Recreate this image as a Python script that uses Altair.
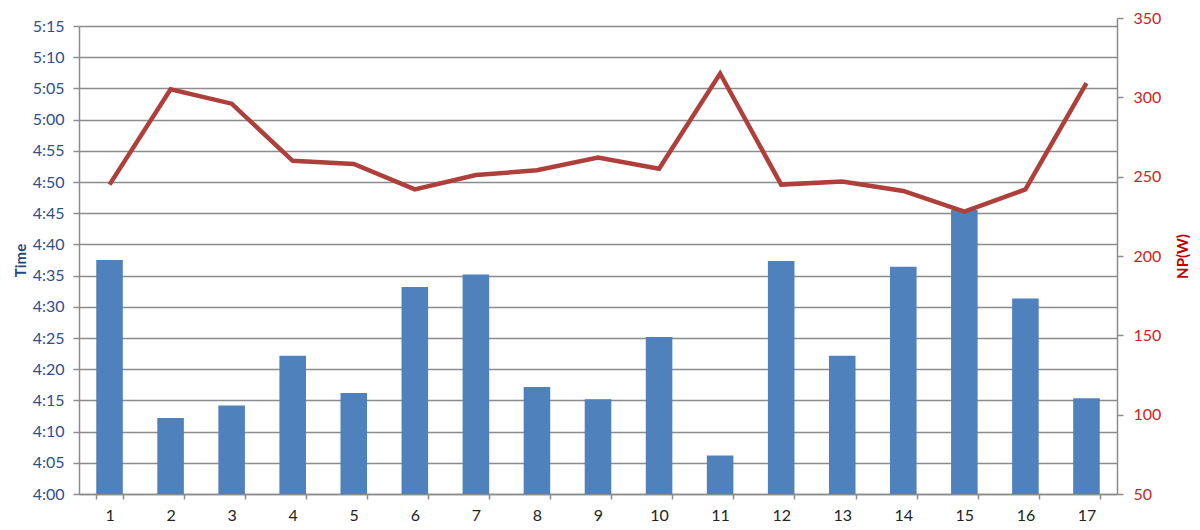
import altair as alt
import pandas as pd

laps = [str(i) for i in range(1, 18)]
times = ["4:37:30", "4:12:10", "4:14:10", "4:22:10", "4:16:10", "4:33:10", "4:35:10",
         "4:17:10", "4:15:10", "4:25:10", "4:06:10", "4:37:20", "4:22:10", "4:36:25",
         "4:45:30", "4:31:20", "4:15:20"]
np_w = [245, 305, 296, 260, 258, 242, 251, 254, 262, 255, 315, 245, 247, 241, 228, 242, 309]
time_ticks = ["4:00", "4:05", "4:10", "4:15", "4:20", "4:25", "4:30", "4:35",
              "4:40", "4:45", "4:50", "4:55", "5:00", "5:05", "5:10", "5:15"]
np_ticks = [50, 100, 150, 200, 250, 300, 350]


def to_min(s):
    parts = [int(p) for p in s.split(":")]
    h, m = parts[0], parts[1]
    sec = parts[2] if len(parts) > 2 else 0
    return h * 60 + m + sec / 60.0


tick_mins = [to_min(t) for t in time_ticks]
df = pd.DataFrame({
    "Ride": laps,
    "Minutes": [to_min(t) for t in times],
    "NP": np_w,
    "Base": tick_mins[0],
})

FONT = "Lato"
GRID = "#8c8c8c"
order = laps
W, H = 1038, 468

x_enc = alt.X(
    "Ride:N", sort=order, title=None,
    scale=alt.Scale(paddingInner=0.565, paddingOuter=0.2825),
    axis=alt.Axis(labelAngle=0, tickBand="extent", domainColor=GRID, tickColor=GRID,
                  tickSize=5, domainWidth=1.5, tickWidth=1.5, labelFont=FONT,
                  labelFontSize=16, labelColor="#222222", labelPadding=8, grid=False),
)

bars = alt.Chart(df).mark_bar(color="#4F81BD").encode(
    x=x_enc,
    y=alt.Y(
        "Minutes:Q", title="Time",
        scale=alt.Scale(domain=[tick_mins[0], tick_mins[-1]], zero=False, nice=False),
        axis=alt.Axis(
            values=tick_mins, grid=True, gridColor=GRID, gridWidth=1.5,
            labelExpr="floor(datum.value/60) + ':' + (round(datum.value % 60) < 10 ? '0' : '') + round(datum.value % 60)",
            labelFont=FONT, labelFontSize=16, labelColor="#2F4F8A", labelPadding=9,
            tickSize=6, tickColor=GRID, tickWidth=1.5, domainColor=GRID, domainWidth=1.5,
            titleFont=FONT, titleFontSize=15, titleFontWeight="bold", titleColor="#1F497D",
            titlePadding=4,
        ),
    ),
    y2="Base:Q",
)

line = alt.Chart(df).mark_line(color="#AE3F3B", strokeWidth=4.5, strokeJoin="miter").encode(
    x=alt.X("Ride:N", sort=order),
    y=alt.Y(
        "NP:Q", title="NP(W)",
        scale=alt.Scale(domain=[np_ticks[0], np_ticks[-1]], zero=False, nice=False,
                        range=[H, -8]),
        axis=alt.Axis(
            orient="right", values=np_ticks, grid=False,
            labelFont=FONT, labelFontSize=16, labelColor="#D41C1C", labelPadding=10,
            tickSize=6, tickColor=GRID, tickWidth=1.5, domainColor=GRID, domainWidth=1.5,
            titleFont=FONT, titleFontSize=15, titleFontWeight="bold", titleColor="#C00000",
            titleAngle=270, titlePadding=30,
        ),
    ),
)

chart = alt.layer(bars, line).resolve_scale(y="independent").properties(
    width=W, height=H,
    autosize=alt.AutoSizeParams(type="none"),
    padding={"left": 71, "top": 18, "right": 75, "bottom": 28},
).configure_view(stroke=None)

chart.save("out.html", embed_options={"renderer": "svg", "actions": False})
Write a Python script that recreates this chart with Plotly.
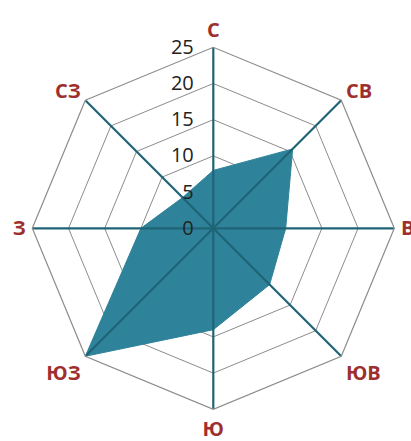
import plotly.graph_objects as go

# Wind directions (clockwise from north) and frequency per direction
directions = ["С", "СВ", "В", "ЮВ", "Ю", "ЮЗ", "З", "СЗ"]
frequency = [8, 15.5, 10, 11, 14, 25, 10, 6]
radial_ticks = [0, 5, 10, 15, 20, 25]
r_max = 25

W, H = 411, 441
cx, cy, R = 213.3, 228.3, 181.0  # centre and radius in pixels

fill_color = "#2E8299"
spoke_color = "#1F6476"
grid_color = "#8C8C8C"
label_color = "#9E2F2F"

fig = go.Figure()

# filled rose polygon
fig.add_trace(go.Scatterpolar(
    r=frequency + frequency[:1],
    theta=directions + directions[:1],
    mode="lines",
    fill="toself",
    fillcolor=fill_color,
    line=dict(color=fill_color, width=1),
    hoverinfo="skip",
    showlegend=False,
))

# direction spokes drawn over the fill
for d in directions:
    fig.add_trace(go.Scatterpolar(
        r=[0, r_max],
        theta=[d, d],
        mode="lines",
        line=dict(color=spoke_color, width=2.2),
        hoverinfo="skip",
        showlegend=False,
    ))

fig.update_layout(
    width=W, height=H,
    margin=dict(l=0, r=0, t=0, b=0),
    paper_bgcolor="white",
    plot_bgcolor="white",
    showlegend=False,
    polar=dict(
        domain=dict(x=[(cx - R) / W, (cx + R) / W],
                    y=[(H - cy - R) / H, (H - cy + R) / H]),
        bgcolor="white",
        gridshape="linear",
        radialaxis=dict(
            range=[0, r_max],
            tickvals=radial_ticks,
            ticktext=[str(v) for v in radial_ticks],
            angle=90,
            side="counterclockwise",
            showline=False,
            ticks="outside",
            ticklen=12,
            tickcolor="rgba(0,0,0,0)",
            tickangle=90,
            gridcolor=grid_color,
            gridwidth=1.2,
            tickfont=dict(family="Open Sans", size=20, color="#222222"),
        ),
        angularaxis=dict(
            categoryarray=directions,
            categoryorder="array",
            rotation=90,
            direction="clockwise",
            showline=True,
            linecolor=grid_color,
            linewidth=1.2,
            showgrid=False,
            ticks="outside",
            ticklen=2,
            tickcolor="rgba(0,0,0,0)",
            tickfont=dict(family="Open Sans", size=20, color=label_color, weight="bold"),
        ),
    ),
)

fig.write_html("out.html")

· · ·

Direction: Check each line above for the word "script", and copy the lines where it appears.

Exercise output:
Recreate this image as a Python script that uses Altair.
Write a Python script that recreates this chart with Plotly.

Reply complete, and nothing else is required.